Porous Ag2Se Fabricated by a Modified Cold Sintering Process with the Average zT Around Unity Near Room Temperature

Abstract

AbstractSilver selenide (Ag2Se) is a promising material for thermoelectric applications near room temperature. This work proposes a new fabrication route for bulk Ag2Se via a modified cold sintering process (mCSP) to enhance its figure‐of‐merit (zT). Unlike conventional CSP, mCSP employs thiol‐amine (TA) as a liquid medium that completely undissolves Ag2Se, leading to a free flow of the TA solution within interparticle channels. By sintering at temperatures above the boiling point of TA, the liquid evaporates, leaving behind a bulk Ag2Se material with a tube‐like porous structure (open pores).

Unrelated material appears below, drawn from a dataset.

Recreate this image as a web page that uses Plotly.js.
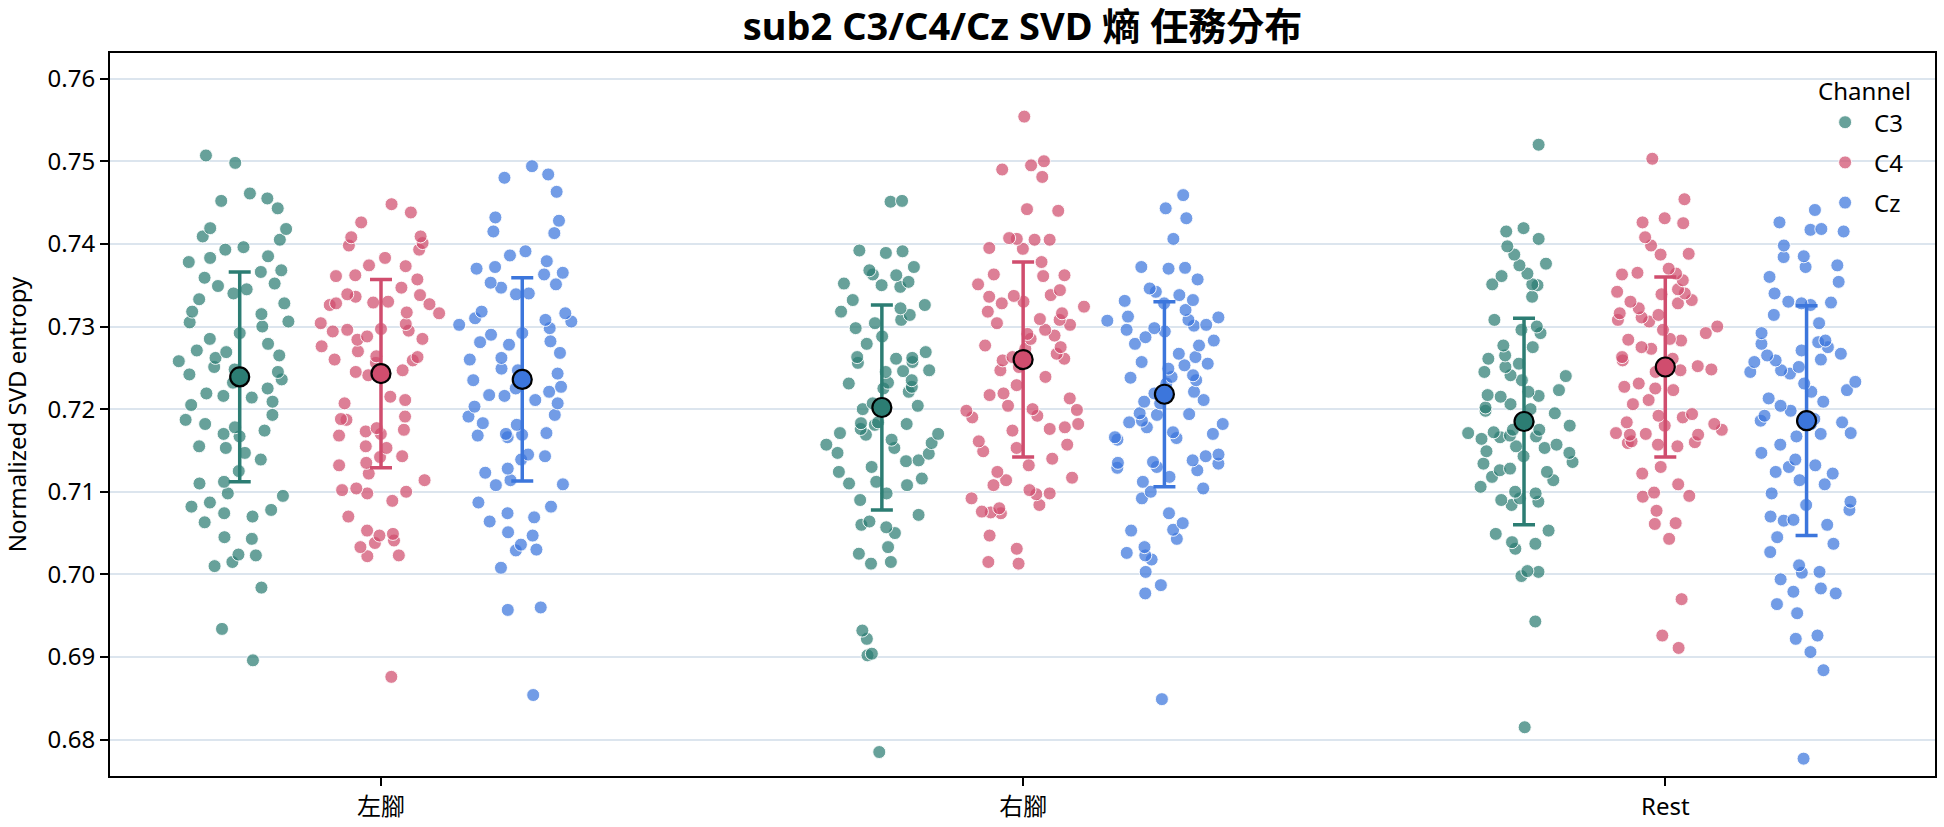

These induced defects strongly influence thermoelectric properties of Ag2Se, with a substantial increase in the Seebeck coefficient and decrease in electrical conductivity. The overall power factor of the mCSP sample with TA surpasses that of the control sample without TA, consistent with effective band modeling of Ag2Se. Moreover, the created micropores during mCSP effectively suppresses the thermal conductivity, leading to a maximum zT above 1.0 at 400 K by optimizing mCSP parameters. Importantly, the average zT within the 300–400 K range is around unity, representing one of the highest reported values. Further optimization of mCSP parameters can enhance average zT beyond unity, making Ag2Se more competitive with state‐of‐the‐art materials near room temperature.